The St. Stanislaus Bishop and Martyr Roman Catholic Church is a church located at 5818 Dubois Street in Detroit, Michigan. The church was listed on the National Register of Historic Places in 1989.[1]

History

In 1898, the parish of St. Stanislaus was established to relieve the overcrowding in the Polish congregation of at St. Albertus.[2] A church and school were purchased for the parish from the Protestant Bethel Church,[3] and in 1900 a new elementary school was constructed. Reverend F. G. Zella was assigned as the first pastor.[3] However, between 1905-1910 the population of the church doubled, and a new church was desperately needed.[2]

In 1911, work began on a magnificent Baroque church with a lavish Beaux-Arts interior, which was completed in 1913.[2] In 1921, a convent was built for the Felician Sisters who ran the school; seven years later, a high school was constructed.[2] By the late 1940s, St. Stanislaus was the largest Polish parish school in Michigan.[2]

After World War II, the demographics of the neighborhood changed as the Polish Catholics moved out of the city and into the suburbs; in addition, the construction of Interstate 94 split the parish and displaced a number of families.[2] Enrollment in the parish school declined, and the grade school was closed in 1968, the high school in 1973, and the convent demolished soon after.[2]
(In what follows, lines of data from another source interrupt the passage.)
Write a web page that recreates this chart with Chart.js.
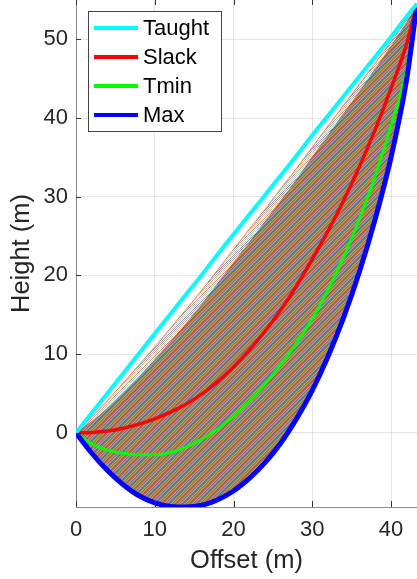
<!DOCTYPE html>
<html><head><meta charset="utf-8">
<script src="https://cdn.jsdelivr.net/npm/chart.js@4.4.1/dist/chart.umd.min.js"></script>
<style>html,body{margin:0;padding:0;background:#fff;overflow:hidden}#wrap{width:417px;height:579px;position:relative}</style>
</head><body><div id="wrap"><canvas id="c" width="417" height="579"></canvas></div>
<script>
// ---- data ----
const offsetX    = [0, 2, 4, 6, 8, 10, 12, 14, 16, 18, 20, 22, 24, 26, 28, 30, 32, 34, 36, 38, 40, 42, 43.3];
const taughtY    = [0, 2.52, 5.03, 7.55, 10.07, 12.59, 15.1, 17.6, 20.1, 22.7, 25.2, 27.7, 30.2, 32.7, 35.2, 37.8, 40.3, 42.8, 45.3, 47.8, 50.3, 52.9, 54.5];
const slackY     = [0, 0.05, 0.22, 0.58, 1.1, 1.78, 2.62, 3.66, 4.94, 6.5, 8.36, 10.5, 12.9, 15.62, 18.66, 22.06, 25.66, 29.56, 33.86, 38.56, 43.76, 49.46, 54.5];
const tminY      = [0, -1.4, -2.2, -2.6, -2.8, -2.8, -2.5, -1.8, -0.8, 0.5, 2.1, 4.0, 6.2, 8.7, 11.4, 14.5, 18.2, 22.4, 27.2, 32.7, 39.0, 46.3, 54.5];
const maxY       = [0, -2.6, -4.8, -6.6, -8.0, -8.9, -9.35, -9.43, -9.2, -8.5, -7.4, -5.8, -3.8, -1.3, 1.8, 5.4, 9.7, 14.7, 20.5, 27.2, 35.0, 45.0, 54.5];
const familyTopY = [0, 2.0, 4.1, 6.35, 8.6, 10.9, 13.3, 15.7, 18.15, 20.7, 23.3, 25.85, 28.4, 31.0, 33.6, 36.3, 39.0, 41.65, 44.3, 47.0, 49.7, 52.5, 54.5];
const familyMidY = [0, 1.52, 3.23, 5.15, 7.17, 9.39, 11.65, 14.0, 16.45, 19.1, 21.7, 24.3, 26.95, 29.6, 32.3, 35.15, 37.9, 40.7, 43.5, 46.35, 49.25, 52.3, 54.5];
const xTicks = [0, 10, 20, 30, 40];
const yTicks = [0, 10, 20, 30, 40, 50];
const legendLabels = ['Taught', 'Slack', 'Tmin', 'Max'];

const pts = ys => offsetX.map((x, i) => ({x, y: ys[i]}));
const lineColors = ['#00FFFF', '#FF0000', '#00FF00', '#0000FF'];
const lineWidths = [4, 3.5, 3, 5];
const matlabColors = ['#0072BD','#D95319','#EDB120','#7E2F8E','#77AC30','#4DBEEE','#A2142F'];

function makePattern(base, alpha, gap) {
  const m = matlabColors.length;
  const n = gap ? m * 2 : m;
  const c = document.createElement('canvas'); c.width = n; c.height = n;
  const g = c.getContext('2d');
  g.fillStyle = base; g.fillRect(0, 0, n, n);
  g.globalAlpha = alpha;
  for (let i = 0; i < n; i++) for (let j = 0; j < n; j++) {
    const k = (i + j) % n;
    if (gap && k % 2 === 1) continue;
    g.fillStyle = matlabColors[gap ? k / 2 : k];
    g.fillRect(i, j, 1, 1);
  }
  return c.getContext('2d').createPattern(c, 'repeat');
}
const densePattern = makePattern('rgb(176,140,112)', 0.45, false);
const lightPattern = makePattern('#ffffff', 0.55, true);

const fontFam = '"Liberation Sans", Arial, Helvetica, sans-serif';
const txtColor = '#262626';

const legendPlugin = {
  id: 'boxLegend',
  afterDraw(chart) {
    const g = chart.ctx;
    g.save();
    g.fillStyle = '#fff';
    g.fillRect(88, 11, 134, 121);
    g.strokeStyle = '#444'; g.lineWidth = 1;
    g.strokeRect(88.5, 11.5, 133, 120);
    g.font = '22px ' + fontFam;
    g.textBaseline = 'middle'; g.textAlign = 'left';
    legendLabels.forEach((lab, i) => {
      const y = 28 + i * 29;
      g.strokeStyle = lineColors[i]; g.lineWidth = 4;
      g.beginPath(); g.moveTo(94, y); g.lineTo(138, y); g.stroke();
      g.fillStyle = '#000';
      g.fillText(lab, 143, y + 1);
    });
    g.restore();
  }
};
const tickPlugin = {
  id: 'inTicks',
  afterDatasetsDraw(chart) {
    const g = chart.ctx, a = chart.chartArea, xs = chart.scales.x, ys = chart.scales.y;
    g.save(); g.strokeStyle = '#333'; g.lineWidth = 1;
    xTicks.forEach(v => {
      const px = Math.round(xs.getPixelForValue(v)) + 0.5;
      g.beginPath(); g.moveTo(px, a.bottom); g.lineTo(px, a.bottom - 6);
      g.moveTo(px, a.top); g.lineTo(px, a.top + 5); g.stroke();
    });
    yTicks.forEach(v => {
      const py = Math.round(ys.getPixelForValue(v)) + 0.5;
      g.beginPath(); g.moveTo(a.left, py); g.lineTo(a.left + 5, py); g.stroke();
    });
    g.restore();
  }
};

const ds = (label, ys, color, width, extra) => Object.assign({
  label, data: pts(ys), borderColor: color, borderWidth: width,
  pointRadius: 0, cubicInterpolationMode: 'monotone', fill: false
}, extra || {});

new Chart(document.getElementById('c'), {
  type: 'line',
  data: {
    datasets: [
      ds(legendLabels[0], taughtY, lineColors[0], lineWidths[0]),
      ds(legendLabels[3], maxY, lineColors[3], lineWidths[3]),
      ds(legendLabels[2], tminY, lineColors[2], lineWidths[2]),
      ds(legendLabels[1], slackY, lineColors[1], lineWidths[1]),
      ds('familyTop', familyTopY, 'rgba(217,83,25,0.7)', 1, {fill: '+1', backgroundColor: lightPattern}),
      ds('familyMid', familyMidY, 'rgba(0,0,0,0)', 0, {fill: 1, backgroundColor: densePattern})
    ]
  },
  options: {
    responsive: false, animation: false, devicePixelRatio: 1,
    layout: {padding: {left: 0, right: 0, top: 0, bottom: 0}},
    plugins: {legend: {display: false}, tooltip: {enabled: false}},
    scales: {
      x: {
        type: 'linear', min: 0, max: 43.3,
        afterFit: s => { s.height = 72; s.paddingLeft = 0; s.paddingRight = 0; },
        afterBuildTicks: s => { s.ticks = xTicks.map(v => ({value: v})); },
        ticks: {font: {family: fontFam, size: 22}, color: txtColor, padding: 10, maxRotation: 0},
        grid: {color: 'rgba(0,0,0,0.1)', drawTicks: false},
        border: {display: true, color: '#8a8a8a'},
        title: {display: true, text: 'Offset (m)', font: {family: fontFam, size: 25.5}, color: txtColor, padding: {top: 0, bottom: 3}}
      },
      y: {
        type: 'linear', min: -9.43, max: 55,
        afterFit: s => { s.width = 76; s.paddingTop = 0; s.paddingBottom = 0; },
        afterBuildTicks: s => { s.ticks = yTicks.map(v => ({value: v})); },
        ticks: {font: {family: fontFam, size: 22}, color: txtColor, padding: 8},
        grid: {color: 'rgba(0,0,0,0.1)', drawTicks: false},
        border: {display: true, color: '#8a8a8a'},
        title: {display: true, text: 'Height (m)', font: {family: fontFam, size: 25.5}, color: txtColor, padding: {top: 7, bottom: 0}}
      }
    }
  },
  plugins: [tickPlugin, legendPlugin]
});
</script></body></html>
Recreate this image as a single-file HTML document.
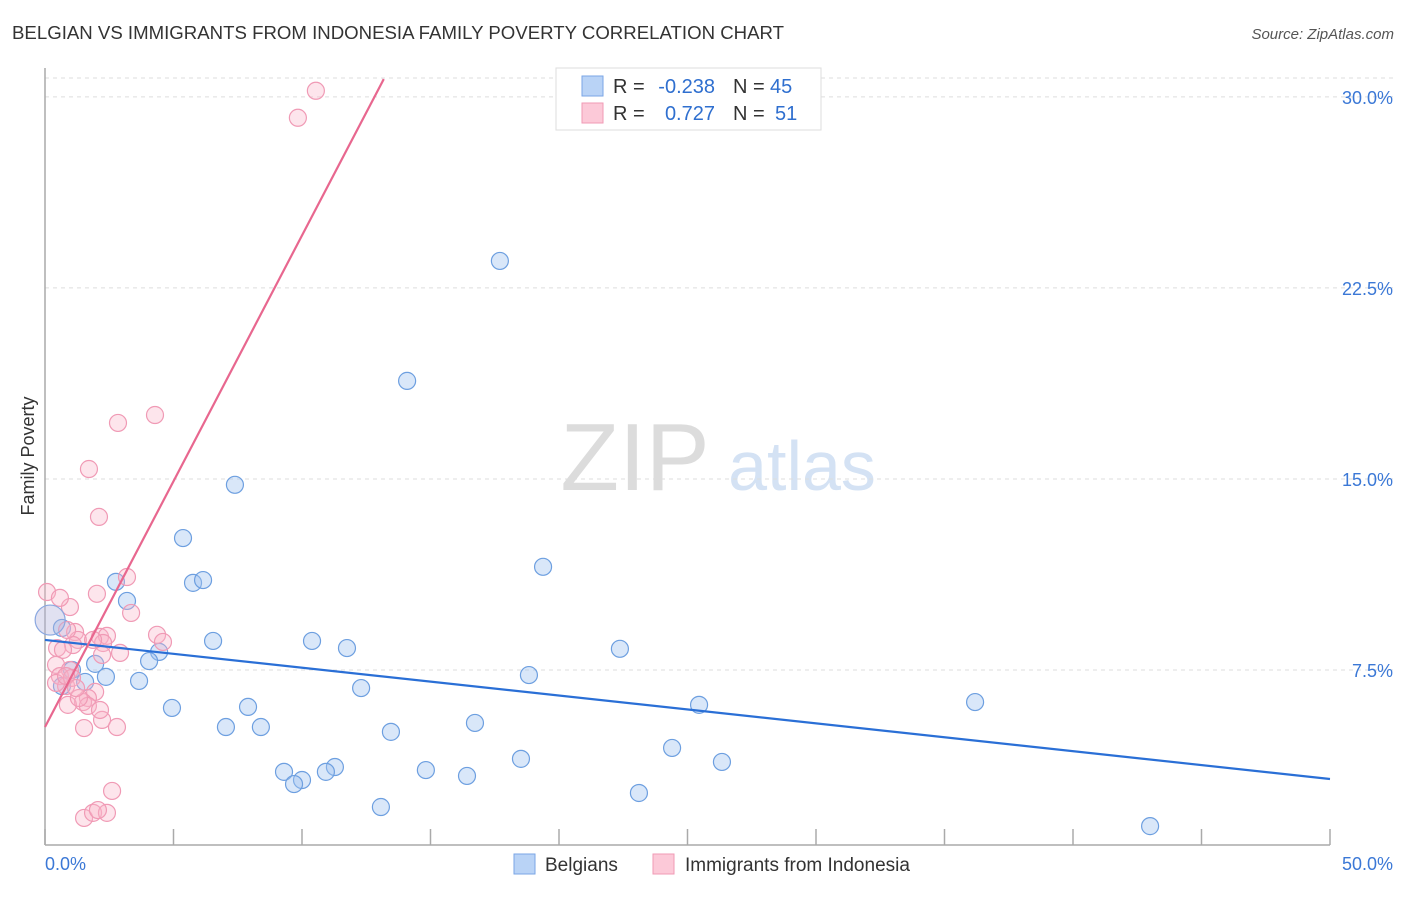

The parish underwent a resurgence in the late 1970s, but the 1989 reorganization of the Archdiocese of Detroit eliminated the parish.[2] The Archdiocese sold the structure to the congregation of Promise Land Missionary Baptist Church who lost it through foreclosure in September 2012.

In January 2013, the church was for sale as-is for $79,000. It requires extensive work and several stained glass windows and other architectural elements had previously been removed. The school buildings house the Detroit Academy of Arts & Sciences and are were not affected by the foreclosure and sale.[4]